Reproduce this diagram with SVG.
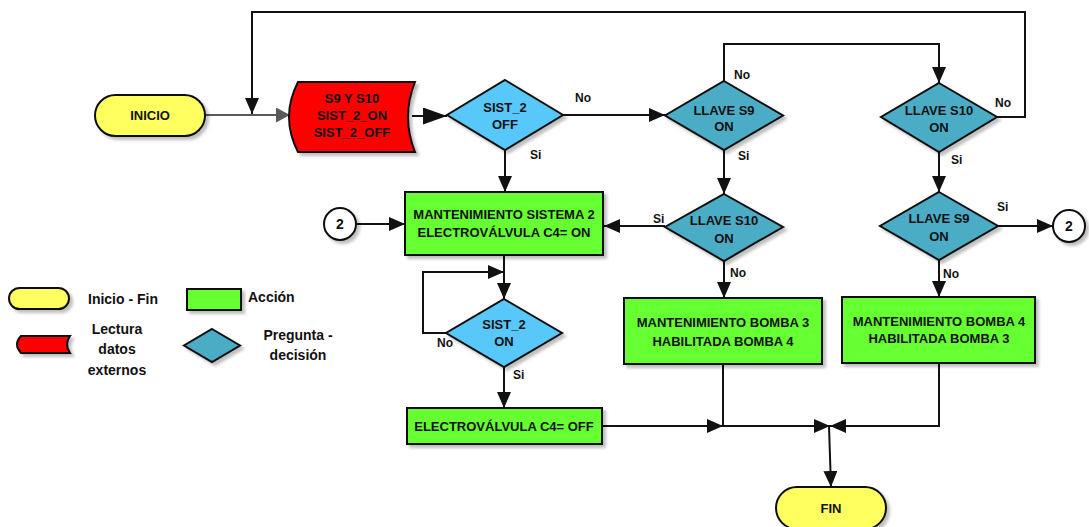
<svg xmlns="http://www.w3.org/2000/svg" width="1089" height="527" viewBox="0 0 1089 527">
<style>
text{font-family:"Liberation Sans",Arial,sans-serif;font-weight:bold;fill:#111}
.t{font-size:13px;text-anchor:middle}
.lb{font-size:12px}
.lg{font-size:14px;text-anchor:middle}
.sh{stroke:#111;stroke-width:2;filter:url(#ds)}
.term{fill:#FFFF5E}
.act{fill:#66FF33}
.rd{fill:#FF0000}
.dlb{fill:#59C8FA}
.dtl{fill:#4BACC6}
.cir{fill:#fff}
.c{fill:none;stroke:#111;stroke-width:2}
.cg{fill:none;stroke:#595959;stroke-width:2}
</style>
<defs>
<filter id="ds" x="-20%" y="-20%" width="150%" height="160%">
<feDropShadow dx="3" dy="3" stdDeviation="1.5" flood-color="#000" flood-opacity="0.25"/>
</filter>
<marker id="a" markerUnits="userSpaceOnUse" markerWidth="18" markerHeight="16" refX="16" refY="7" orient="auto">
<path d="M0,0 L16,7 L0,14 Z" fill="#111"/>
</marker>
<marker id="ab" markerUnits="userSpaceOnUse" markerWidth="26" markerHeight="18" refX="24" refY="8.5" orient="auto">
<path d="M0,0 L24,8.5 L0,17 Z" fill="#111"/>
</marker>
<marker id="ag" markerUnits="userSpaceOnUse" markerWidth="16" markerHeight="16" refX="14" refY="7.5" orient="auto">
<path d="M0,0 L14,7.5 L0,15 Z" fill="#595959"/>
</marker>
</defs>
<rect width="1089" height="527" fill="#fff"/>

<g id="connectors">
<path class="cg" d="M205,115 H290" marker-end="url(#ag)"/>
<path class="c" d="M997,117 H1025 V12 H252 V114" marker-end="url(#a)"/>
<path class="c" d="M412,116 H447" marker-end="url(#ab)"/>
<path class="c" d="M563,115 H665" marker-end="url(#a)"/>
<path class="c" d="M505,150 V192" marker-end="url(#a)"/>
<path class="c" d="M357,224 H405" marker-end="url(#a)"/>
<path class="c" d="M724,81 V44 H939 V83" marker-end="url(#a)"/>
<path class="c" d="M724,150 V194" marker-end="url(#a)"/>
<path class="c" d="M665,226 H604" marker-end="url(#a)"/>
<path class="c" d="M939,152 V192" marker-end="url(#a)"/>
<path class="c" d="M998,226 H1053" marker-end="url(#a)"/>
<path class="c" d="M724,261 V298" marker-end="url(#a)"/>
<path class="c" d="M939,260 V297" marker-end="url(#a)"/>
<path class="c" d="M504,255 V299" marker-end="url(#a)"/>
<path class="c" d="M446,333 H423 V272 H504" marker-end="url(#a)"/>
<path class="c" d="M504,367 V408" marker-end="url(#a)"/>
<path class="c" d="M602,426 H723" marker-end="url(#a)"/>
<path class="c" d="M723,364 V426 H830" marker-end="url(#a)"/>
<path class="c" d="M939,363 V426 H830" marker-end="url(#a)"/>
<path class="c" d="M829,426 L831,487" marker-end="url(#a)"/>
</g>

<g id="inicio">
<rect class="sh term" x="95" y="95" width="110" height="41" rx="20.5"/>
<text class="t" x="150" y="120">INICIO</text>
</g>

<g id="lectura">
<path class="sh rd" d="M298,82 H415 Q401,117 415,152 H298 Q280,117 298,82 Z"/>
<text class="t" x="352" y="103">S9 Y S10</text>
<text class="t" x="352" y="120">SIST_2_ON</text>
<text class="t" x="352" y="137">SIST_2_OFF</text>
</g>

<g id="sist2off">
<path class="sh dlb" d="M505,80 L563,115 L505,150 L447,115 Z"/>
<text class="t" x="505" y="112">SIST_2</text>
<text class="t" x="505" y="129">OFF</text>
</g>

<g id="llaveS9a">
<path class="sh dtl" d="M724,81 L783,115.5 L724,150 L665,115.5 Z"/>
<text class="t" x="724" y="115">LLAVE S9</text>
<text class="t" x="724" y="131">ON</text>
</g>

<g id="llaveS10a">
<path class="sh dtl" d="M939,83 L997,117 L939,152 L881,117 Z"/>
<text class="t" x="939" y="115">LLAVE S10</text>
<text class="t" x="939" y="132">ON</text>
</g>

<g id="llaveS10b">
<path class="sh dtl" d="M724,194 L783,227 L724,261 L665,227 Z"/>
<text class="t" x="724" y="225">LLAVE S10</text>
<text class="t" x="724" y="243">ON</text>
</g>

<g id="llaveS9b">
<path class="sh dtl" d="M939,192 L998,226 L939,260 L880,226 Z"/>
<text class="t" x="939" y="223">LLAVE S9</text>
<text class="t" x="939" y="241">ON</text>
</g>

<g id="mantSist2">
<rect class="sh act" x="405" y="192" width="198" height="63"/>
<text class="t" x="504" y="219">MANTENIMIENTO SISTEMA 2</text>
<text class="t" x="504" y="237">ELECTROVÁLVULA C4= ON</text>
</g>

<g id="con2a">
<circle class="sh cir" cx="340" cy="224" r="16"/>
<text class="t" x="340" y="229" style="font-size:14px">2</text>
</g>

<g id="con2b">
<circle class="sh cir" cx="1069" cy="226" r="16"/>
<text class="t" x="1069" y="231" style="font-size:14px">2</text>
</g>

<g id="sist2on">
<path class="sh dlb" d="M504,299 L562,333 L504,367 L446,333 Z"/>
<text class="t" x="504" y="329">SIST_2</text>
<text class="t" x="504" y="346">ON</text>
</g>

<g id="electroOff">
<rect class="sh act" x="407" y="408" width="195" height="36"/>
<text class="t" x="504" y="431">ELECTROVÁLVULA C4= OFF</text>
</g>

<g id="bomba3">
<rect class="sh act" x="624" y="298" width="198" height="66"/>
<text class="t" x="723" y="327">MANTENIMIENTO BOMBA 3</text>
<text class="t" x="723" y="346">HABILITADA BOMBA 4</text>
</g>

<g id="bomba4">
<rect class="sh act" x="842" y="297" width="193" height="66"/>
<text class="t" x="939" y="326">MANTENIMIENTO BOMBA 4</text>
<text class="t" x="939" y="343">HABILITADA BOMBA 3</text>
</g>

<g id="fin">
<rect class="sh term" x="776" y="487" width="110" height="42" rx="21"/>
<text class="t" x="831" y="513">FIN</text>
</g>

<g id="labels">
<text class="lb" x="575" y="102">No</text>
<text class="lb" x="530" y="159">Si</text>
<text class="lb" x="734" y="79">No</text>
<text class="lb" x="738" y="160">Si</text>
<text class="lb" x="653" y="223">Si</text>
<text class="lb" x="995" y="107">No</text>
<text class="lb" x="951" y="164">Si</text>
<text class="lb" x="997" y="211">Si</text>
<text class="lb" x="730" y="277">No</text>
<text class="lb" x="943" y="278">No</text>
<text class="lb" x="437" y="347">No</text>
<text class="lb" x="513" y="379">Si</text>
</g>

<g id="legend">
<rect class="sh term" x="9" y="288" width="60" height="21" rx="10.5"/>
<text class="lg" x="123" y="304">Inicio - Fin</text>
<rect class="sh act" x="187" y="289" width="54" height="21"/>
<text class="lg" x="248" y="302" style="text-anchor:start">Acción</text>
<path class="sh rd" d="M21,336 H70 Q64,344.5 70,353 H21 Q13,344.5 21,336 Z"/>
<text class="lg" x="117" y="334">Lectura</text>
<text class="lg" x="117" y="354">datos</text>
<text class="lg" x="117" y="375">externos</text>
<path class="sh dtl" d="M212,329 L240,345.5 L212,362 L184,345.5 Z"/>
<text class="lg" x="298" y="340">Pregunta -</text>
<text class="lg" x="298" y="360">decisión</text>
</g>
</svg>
--------------------------------------------------
▸ **What you will do**
Transcribe the preceding listing in its entirety and with exact wording, leaving out pictures.

▸ **The reply**
Reproduce this diagram with SVG.
<svg xmlns="http://www.w3.org/2000/svg" width="1089" height="527" viewBox="0 0 1089 527">
<style>
text{font-family:"Liberation Sans",Arial,sans-serif;font-weight:bold;fill:#111}
.t{font-size:13px;text-anchor:middle}
.lb{font-size:12px}
.lg{font-size:14px;text-anchor:middle}
.sh{stroke:#111;stroke-width:2;filter:url(#ds)}
.term{fill:#FFFF5E}
.act{fill:#66FF33}
.rd{fill:#FF0000}
.dlb{fill:#59C8FA}
.dtl{fill:#4BACC6}
.cir{fill:#fff}
.c{fill:none;stroke:#111;stroke-width:2}
.cg{fill:none;stroke:#595959;stroke-width:2}
</style>
<defs>
<filter id="ds" x="-20%" y="-20%" width="150%" height="160%">
<feDropShadow dx="3" dy="3" stdDeviation="1.5" flood-color="#000" flood-opacity="0.25"/>
</filter>
<marker id="a" markerUnits="userSpaceOnUse" markerWidth="18" markerHeight="16" refX="16" refY="7" orient="auto">
<path d="M0,0 L16,7 L0,14 Z" fill="#111"/>
</marker>
<marker id="ab" markerUnits="userSpaceOnUse" markerWidth="26" markerHeight="18" refX="24" refY="8.5" orient="auto">
<path d="M0,0 L24,8.5 L0,17 Z" fill="#111"/>
</marker>
<marker id="ag" markerUnits="userSpaceOnUse" markerWidth="16" markerHeight="16" refX="14" refY="7.5" orient="auto">
<path d="M0,0 L14,7.5 L0,15 Z" fill="#595959"/>
</marker>
</defs>
<rect width="1089" height="527" fill="#fff"/>

<g id="connectors">
<path class="cg" d="M205,115 H290" marker-end="url(#ag)"/>
<path class="c" d="M997,117 H1025 V12 H252 V114" marker-end="url(#a)"/>
<path class="c" d="M412,116 H447" marker-end="url(#ab)"/>
<path class="c" d="M563,115 H665" marker-end="url(#a)"/>
<path class="c" d="M505,150 V192" marker-end="url(#a)"/>
<path class="c" d="M357,224 H405" marker-end="url(#a)"/>
<path class="c" d="M724,81 V44 H939 V83" marker-end="url(#a)"/>
<path class="c" d="M724,150 V194" marker-end="url(#a)"/>
<path class="c" d="M665,226 H604" marker-end="url(#a)"/>
<path class="c" d="M939,152 V192" marker-end="url(#a)"/>
<path class="c" d="M998,226 H1053" marker-end="url(#a)"/>
<path class="c" d="M724,261 V298" marker-end="url(#a)"/>
<path class="c" d="M939,260 V297" marker-end="url(#a)"/>
<path class="c" d="M504,255 V299" marker-end="url(#a)"/>
<path class="c" d="M446,333 H423 V272 H504" marker-end="url(#a)"/>
<path class="c" d="M504,367 V408" marker-end="url(#a)"/>
<path class="c" d="M602,426 H723" marker-end="url(#a)"/>
<path class="c" d="M723,364 V426 H830" marker-end="url(#a)"/>
<path class="c" d="M939,363 V426 H830" marker-end="url(#a)"/>
<path class="c" d="M829,426 L831,487" marker-end="url(#a)"/>
</g>

<g id="inicio">
<rect class="sh term" x="95" y="95" width="110" height="41" rx="20.5"/>
<text class="t" x="150" y="120">INICIO</text>
</g>

<g id="lectura">
<path class="sh rd" d="M298,82 H415 Q401,117 415,152 H298 Q280,117 298,82 Z"/>
<text class="t" x="352" y="103">S9 Y S10</text>
<text class="t" x="352" y="120">SIST_2_ON</text>
<text class="t" x="352" y="137">SIST_2_OFF</text>
</g>

<g id="sist2off">
<path class="sh dlb" d="M505,80 L563,115 L505,150 L447,115 Z"/>
<text class="t" x="505" y="112">SIST_2</text>
<text class="t" x="505" y="129">OFF</text>
</g>

<g id="llaveS9a">
<path class="sh dtl" d="M724,81 L783,115.5 L724,150 L665,115.5 Z"/>
<text class="t" x="724" y="115">LLAVE S9</text>
<text class="t" x="724" y="131">ON</text>
</g>

<g id="llaveS10a">
<path class="sh dtl" d="M939,83 L997,117 L939,152 L881,117 Z"/>
<text class="t" x="939" y="115">LLAVE S10</text>
<text class="t" x="939" y="132">ON</text>
</g>

<g id="llaveS10b">
<path class="sh dtl" d="M724,194 L783,227 L724,261 L665,227 Z"/>
<text class="t" x="724" y="225">LLAVE S10</text>
<text class="t" x="724" y="243">ON</text>
</g>

<g id="llaveS9b">
<path class="sh dtl" d="M939,192 L998,226 L939,260 L880,226 Z"/>
<text class="t" x="939" y="223">LLAVE S9</text>
<text class="t" x="939" y="241">ON</text>
</g>

<g id="mantSist2">
<rect class="sh act" x="405" y="192" width="198" height="63"/>
<text class="t" x="504" y="219">MANTENIMIENTO SISTEMA 2</text>
<text class="t" x="504" y="237">ELECTROVÁLVULA C4= ON</text>
</g>

<g id="con2a">
<circle class="sh cir" cx="340" cy="224" r="16"/>
<text class="t" x="340" y="229" style="font-size:14px">2</text>
</g>

<g id="con2b">
<circle class="sh cir" cx="1069" cy="226" r="16"/>
<text class="t" x="1069" y="231" style="font-size:14px">2</text>
</g>

<g id="sist2on">
<path class="sh dlb" d="M504,299 L562,333 L504,367 L446,333 Z"/>
<text class="t" x="504" y="329">SIST_2</text>
<text class="t" x="504" y="346">ON</text>
</g>

<g id="electroOff">
<rect class="sh act" x="407" y="408" width="195" height="36"/>
<text class="t" x="504" y="431">ELECTROVÁLVULA C4= OFF</text>
</g>

<g id="bomba3">
<rect class="sh act" x="624" y="298" width="198" height="66"/>
<text class="t" x="723" y="327">MANTENIMIENTO BOMBA 3</text>
<text class="t" x="723" y="346">HABILITADA BOMBA 4</text>
</g>

<g id="bomba4">
<rect class="sh act" x="842" y="297" width="193" height="66"/>
<text class="t" x="939" y="326">MANTENIMIENTO BOMBA 4</text>
<text class="t" x="939" y="343">HABILITADA BOMBA 3</text>
</g>

<g id="fin">
<rect class="sh term" x="776" y="487" width="110" height="42" rx="21"/>
<text class="t" x="831" y="513">FIN</text>
</g>

<g id="labels">
<text class="lb" x="575" y="102">No</text>
<text class="lb" x="530" y="159">Si</text>
<text class="lb" x="734" y="79">No</text>
<text class="lb" x="738" y="160">Si</text>
<text class="lb" x="653" y="223">Si</text>
<text class="lb" x="995" y="107">No</text>
<text class="lb" x="951" y="164">Si</text>
<text class="lb" x="997" y="211">Si</text>
<text class="lb" x="730" y="277">No</text>
<text class="lb" x="943" y="278">No</text>
<text class="lb" x="437" y="347">No</text>
<text class="lb" x="513" y="379">Si</text>
</g>

<g id="legend">
<rect class="sh term" x="9" y="288" width="60" height="21" rx="10.5"/>
<text class="lg" x="123" y="304">Inicio - Fin</text>
<rect class="sh act" x="187" y="289" width="54" height="21"/>
<text class="lg" x="248" y="302" style="text-anchor:start">Acción</text>
<path class="sh rd" d="M21,336 H70 Q64,344.5 70,353 H21 Q13,344.5 21,336 Z"/>
<text class="lg" x="117" y="334">Lectura</text>
<text class="lg" x="117" y="354">datos</text>
<text class="lg" x="117" y="375">externos</text>
<path class="sh dtl" d="M212,329 L240,345.5 L212,362 L184,345.5 Z"/>
<text class="lg" x="298" y="340">Pregunta -</text>
<text class="lg" x="298" y="360">decisión</text>
</g>
</svg>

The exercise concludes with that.